SHORT TASK:
In the lines below, output everything from the first line through the line containing "(0,0) rectangle (1748,713);" exactly as it is. Pictures are not part of the output.

PROVIDED MATERIAL:

* Begin *

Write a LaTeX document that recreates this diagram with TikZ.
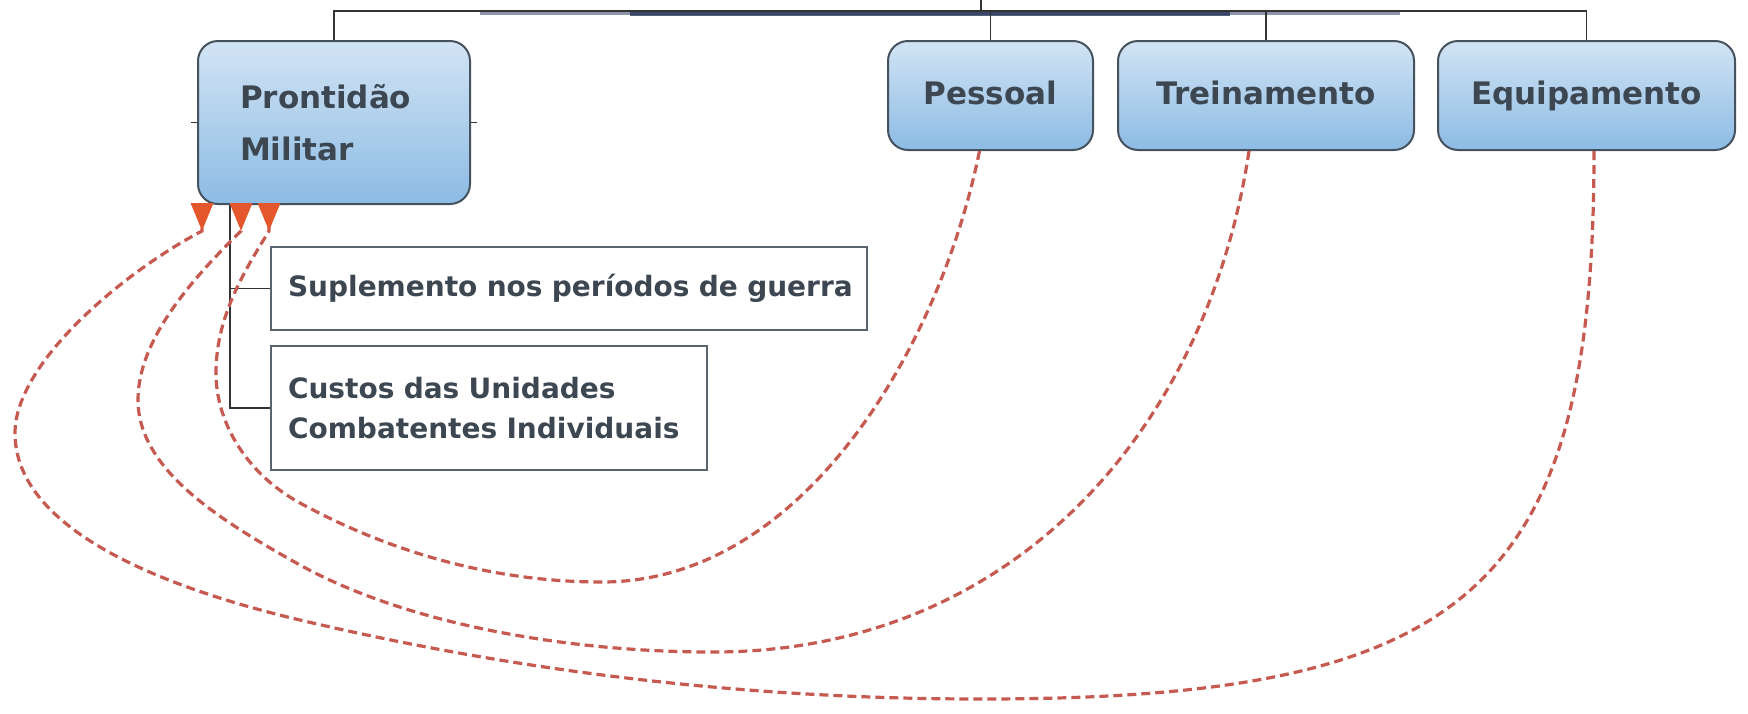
\documentclass[tikz,border=0pt]{standalone}
\usepackage{fontspec}
\setmainfont{DejaVu Sans}
\usetikzlibrary{arrows.meta}
\definecolor{boxtop}{HTML}{D2E4F4}
\definecolor{boxbot}{HTML}{8CBBE4}
\definecolor{boxline}{HTML}{46535F}
\definecolor{labeltext}{HTML}{3C4752}
\definecolor{dashred}{HTML}{C65A50}
\definecolor{tipred}{HTML}{E4572C}
\definecolor{navy}{HTML}{1C2B52}
\begin{document}
\begin{tikzpicture}[x=0.5pt,y=-0.5pt,
  mainbox/.style={draw=boxline, line width=1pt, rounded corners=10pt,
    top color=boxtop, bottom color=boxbot, text=labeltext,
    font=\bfseries\fontsize{15.5}{26}\selectfont, inner sep=0pt},
  onelabel/.style={text height=11.5pt, text depth=3pt},
  subbox/.style={draw=boxline!90, line width=0.9pt, fill=white, text=labeltext,
    font=\bfseries\fontsize{14}{20}\selectfont, inner ysep=0pt, inner xsep=8.5pt,
    align=left},
  treeline/.style={draw=black!80, line width=0.7pt},
  feedback/.style={draw=dashred, line width=1.6pt, dash pattern=on 4.5pt off 2.5pt,
    -{Triangle[reversed,length=14pt,width=11pt,color=tipred]}}
]
\useasboundingbox (0,0) rectangle (1748,713);

% main boxes
\node[mainbox, minimum width=136pt, minimum height=81.5pt, inner xsep=21pt,
      text width=94pt, align=left] (pm) at (334,122.5) {Prontidão\\Militar};
\node[mainbox, onelabel, minimum width=102.5pt, minimum height=54.5pt] (pes) at (990.5,95.5) {Pessoal};
\node[mainbox, onelabel, minimum width=148pt, minimum height=54.5pt] (tr) at (1266,95.5) {Treinamento};
\node[mainbox, onelabel, minimum width=148.5pt, minimum height=54.5pt] (eq) at (1586.5,95.5) {Equipamento};

% sub boxes
\node[subbox, minimum width=298pt, minimum height=41.5pt, text width=281pt] (sup) at (569,288.5)
  {\mbox{Suplemento nos períodos de guerra}};
\node[subbox, minimum width=218pt, minimum height=62pt, text width=201pt] (cus) at (489,408)
  {Custos das Unidades\\Combatentes Individuais};

% top bus
\coordinate (bus) at (981,11);
\coordinate (bustop) at (981,0);
\draw[navy, line width=2pt, opacity=0.5] (480,12.5) -- (1400,12.5);
\draw[navy, line width=3pt, opacity=0.75] (630,13) -- (1230,13);
\draw[treeline] (pm.north) |- (bus) -| (eq.north);
\draw[treeline] (pes.north) |- (bus);
\draw[treeline] (tr.north) |- (bus);
\draw[treeline] (bus) -- (bustop);

% ticks on main box
\draw[treeline] (pm.west) -- ++(-6,0);
\draw[treeline] (pm.east) -- ++(6,0);

% tree to sub boxes
\coordinate (tx) at ([xshift=16.5pt]pm.south west);
\draw[treeline] (tx) |- (sup.west);
\draw[treeline] (tx) |- (cus.west);

% arrow bases and apexes under the main box
\coordinate (bE) at ([xshift=2.5pt,yshift=1pt]pm.south west);
\coordinate (aE) at ([xshift=2.5pt,yshift=-13pt]pm.south west);
\coordinate (bT) at ([xshift=22pt,yshift=1pt]pm.south west);
\coordinate (aT) at ([xshift=22pt,yshift=-13pt]pm.south west);
\coordinate (bP) at ([xshift=36pt,yshift=1pt]pm.south west);
\coordinate (aP) at ([xshift=36pt,yshift=-13pt]pm.south west);

% feedback curves
\draw[feedback] ([xshift=3.75pt]eq.south)
  .. controls (1594,589) and (1471,699) .. (981,699)
  .. controls (751,699) and (524,673) .. (300,620)
  .. controls (173.5,590) and (15,533) .. (15,433)
  .. controls (15,363) and (123,272.5) .. (aE) -- (bE);
\draw[feedback] ([xshift=-8.5pt]tr.south)
  .. controls (1207,430) and (1013,652) .. (713,652)
  .. controls (563,652) and (405,623) .. (300,565)
  .. controls (221,521) and (138,470) .. (138,400)
  .. controls (138,340) and (191,280) .. (aT) -- (bT);
\draw[feedback] ([xshift=-5.5pt]pes.south)
  .. controls (939,350) and (802,582) .. (602,582)
  .. controls (482,582) and (379,546) .. (300,503)
  .. controls (247,474) and (216,423) .. (216,373)
  .. controls (216,318) and (242.5,274) .. (aP) -- (bP);
\end{tikzpicture}
\end{document}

* End *

RESULT:
Write a LaTeX document that recreates this diagram with TikZ.
\documentclass[tikz,border=0pt]{standalone}
\usepackage{fontspec}
\setmainfont{DejaVu Sans}
\usetikzlibrary{arrows.meta}
\definecolor{boxtop}{HTML}{D2E4F4}
\definecolor{boxbot}{HTML}{8CBBE4}
\definecolor{boxline}{HTML}{46535F}
\definecolor{labeltext}{HTML}{3C4752}
\definecolor{dashred}{HTML}{C65A50}
\definecolor{tipred}{HTML}{E4572C}
\definecolor{navy}{HTML}{1C2B52}
\begin{document}
\begin{tikzpicture}[x=0.5pt,y=-0.5pt,
  mainbox/.style={draw=boxline, line width=1pt, rounded corners=10pt,
    top color=boxtop, bottom color=boxbot, text=labeltext,
    font=\bfseries\fontsize{15.5}{26}\selectfont, inner sep=0pt},
  onelabel/.style={text height=11.5pt, text depth=3pt},
  subbox/.style={draw=boxline!90, line width=0.9pt, fill=white, text=labeltext,
    font=\bfseries\fontsize{14}{20}\selectfont, inner ysep=0pt, inner xsep=8.5pt,
    align=left},
  treeline/.style={draw=black!80, line width=0.7pt},
  feedback/.style={draw=dashred, line width=1.6pt, dash pattern=on 4.5pt off 2.5pt,
    -{Triangle[reversed,length=14pt,width=11pt,color=tipred]}}
]
\useasboundingbox (0,0) rectangle (1748,713);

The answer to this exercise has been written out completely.